In turn, the county used the appraised value of the properties, about $7.5 million, as the county’s percentage matching funds to get the $30 million in federal funds.
In time, though, particularly as construction costs go up, county officials may not be eligible for as much, meaning county funds will have to be used to finish up the project, or, as much of it as possible, both Rapozo and Councilmember Jay Furfaro said.
Haigh and county Department of Finance official Leonard Vierra said that concern may be premature, as other folks might be willing to donate land for the project, allowing county leaders to secure more federal funding for the project.
The plan also came under attack from Glenn Mickens of Wailua Homesteads, the most vocal of perhaps a handful of critics.
At the same time, support has come from people from many other quarters of Kaua‘i, who like the idea that the regional pathway will greatly enhance the recreational value of areas it passes through.
“Maybe one of you can give me a logical, rational reason for building an ugly, 12-foot-wide slab of cement around the pristine shoreline of this island,” Mickens wrote in testimony given to the council.
Mickens asserted the development of the project will “create more” problems, and “will not give the masses of people any bang for the millions being spent.”
The project will only benefit consultants, designers and contractors, “not the people,” Mickens said.
“I ask again, who needs this path, and who will benefit from the obscene amount of money being spent to build it?” Mickens wrote.
The pathway will go the way of bicycle lanes built along Kuhio and Kaumuali‘i highways, Mickens emphasized. The lanes are seldom used, he contended.
Councilmembers were asked by county officials to apply to Federal Highway Administration leaders to use $300,000 this year for the planning of the third phase of the pathway project.
In addition, county administration officials asked council-members to apply for another $3 million to hire a contractor to build the pathway.

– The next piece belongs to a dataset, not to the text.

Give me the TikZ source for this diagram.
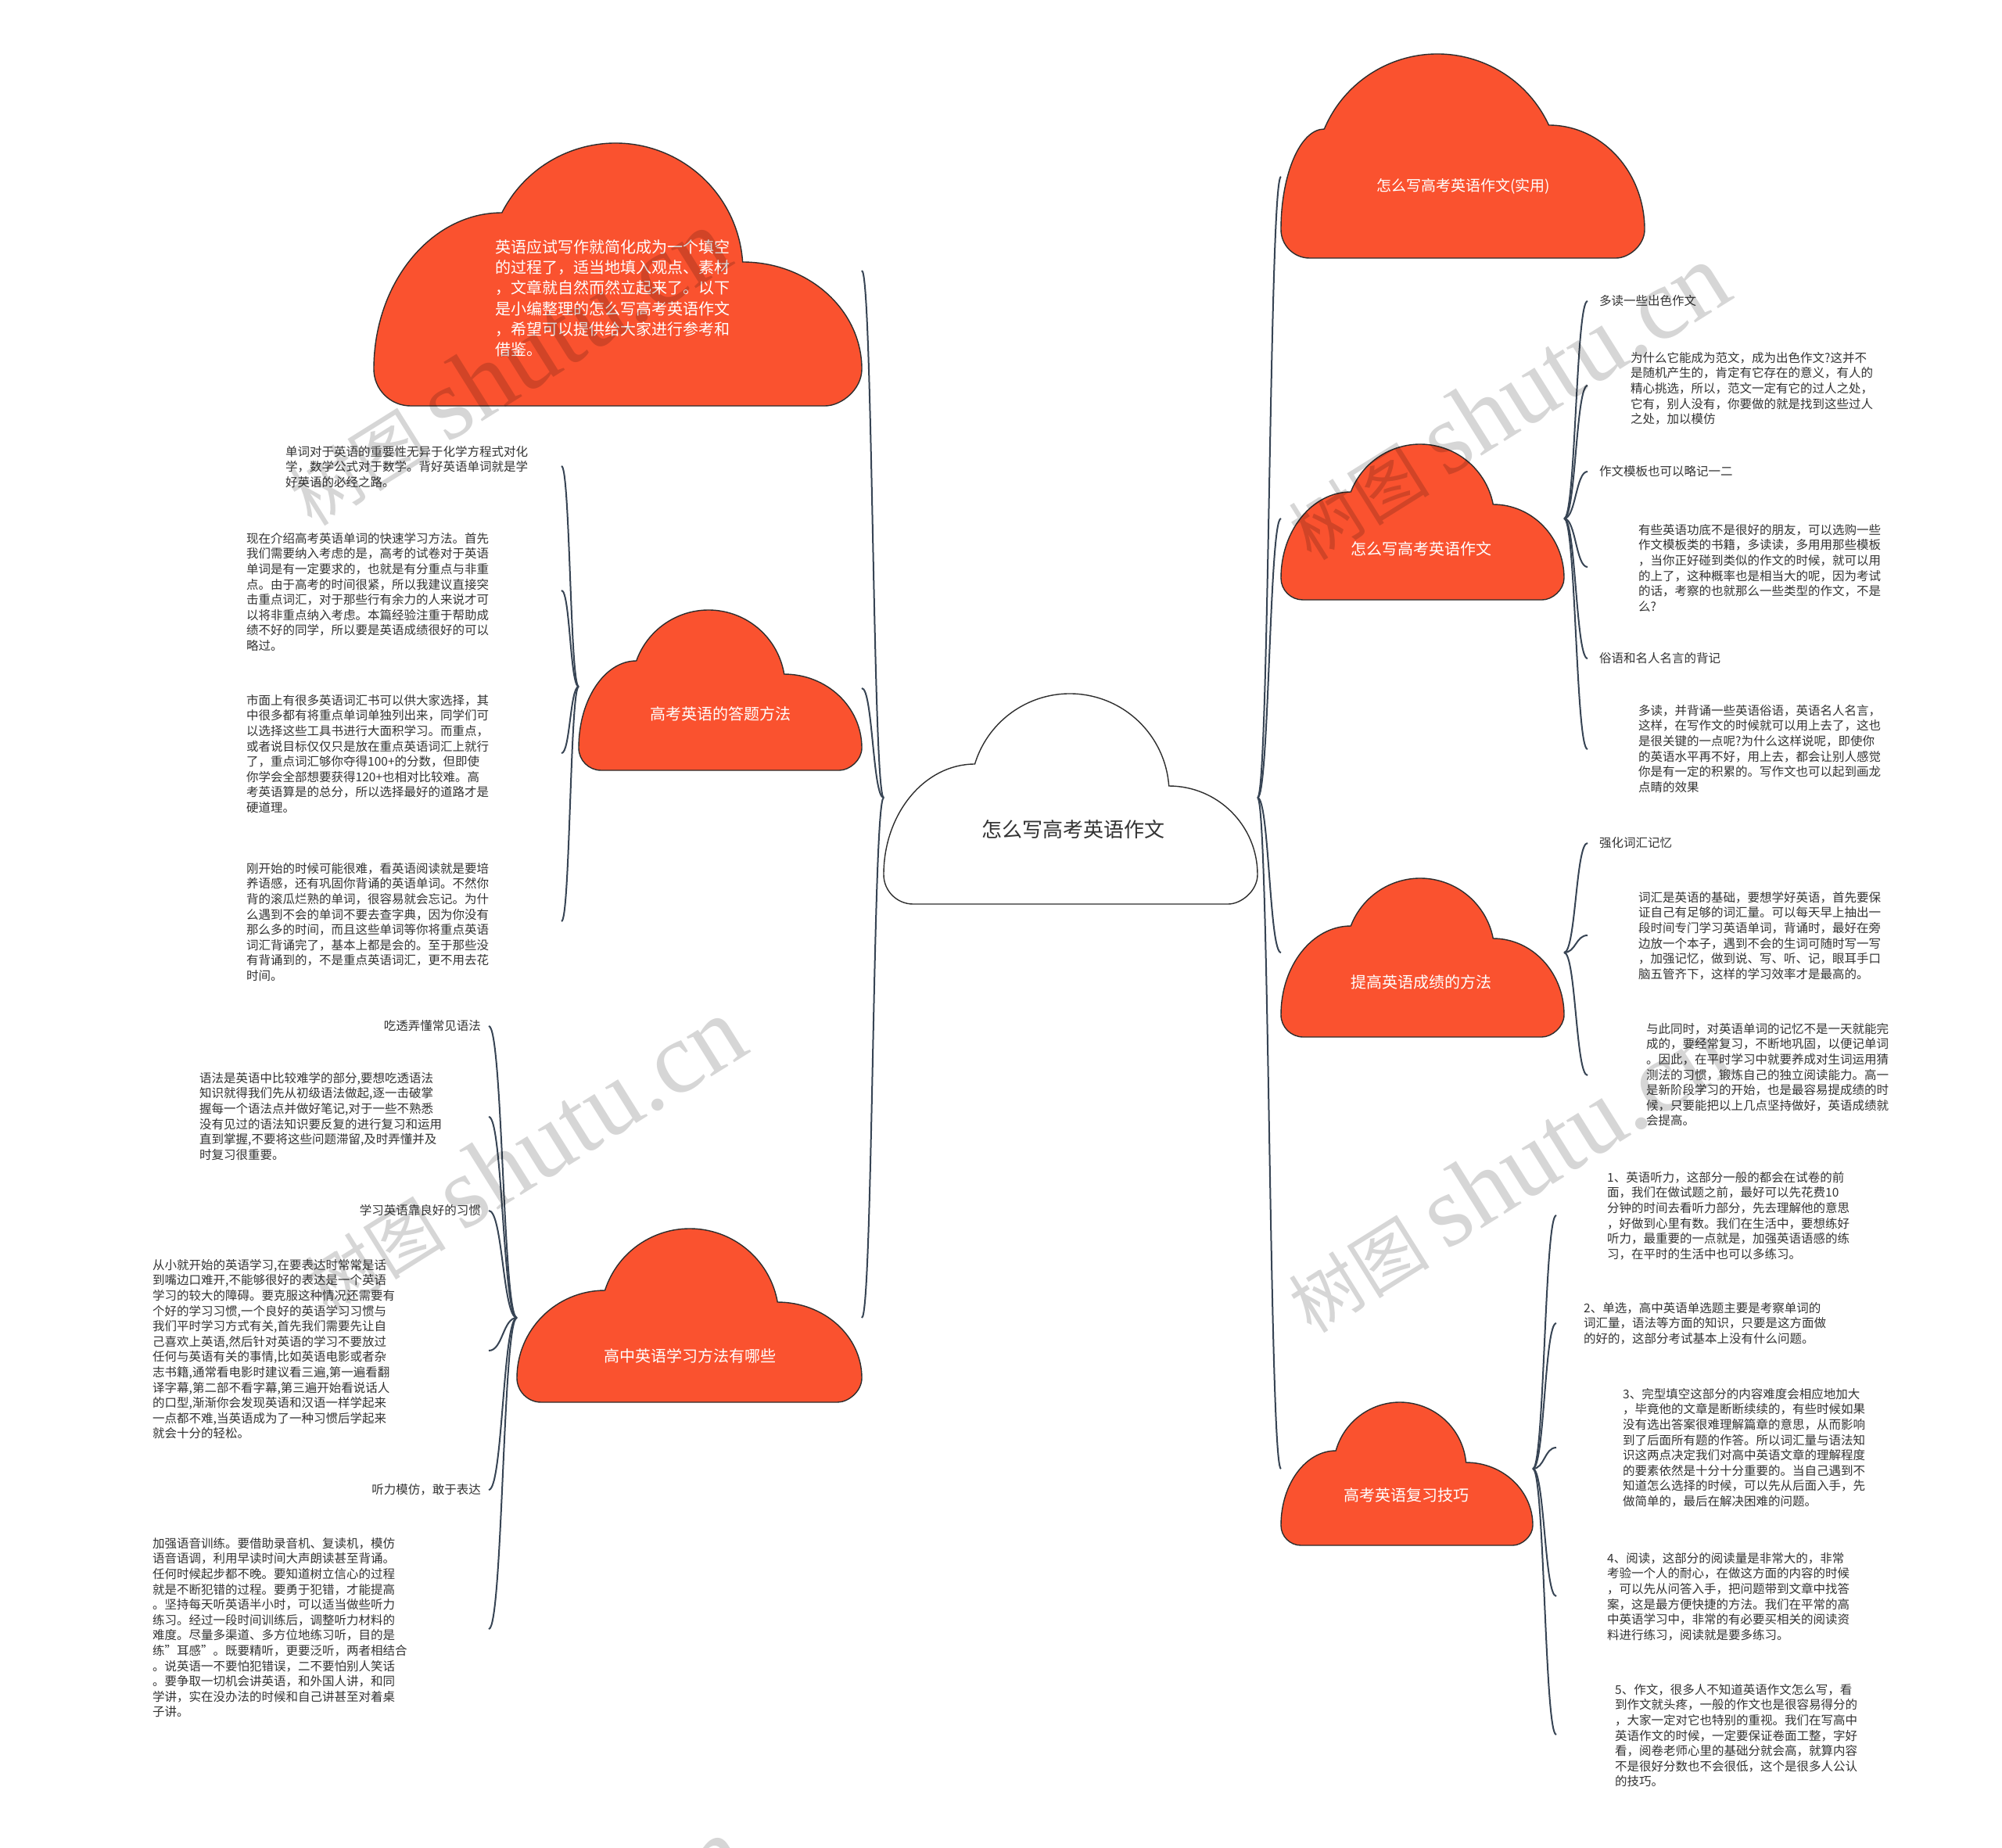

Only one leg of the proposed 16-mile coastline project from Nawiliwili to Anahola has been built. That phase is a 2.3-mile, multi-use pathway built at Lydgate Park in Wailua. Construction is to start this fall on a second phase, a 4.3-mile leg from Lihi Park by the Pono Kai Resort in Kapa‘a northward to Ahihi Point, commonly known as “Donkey Beach.” Four other legs are pending, including the latest project that is planned.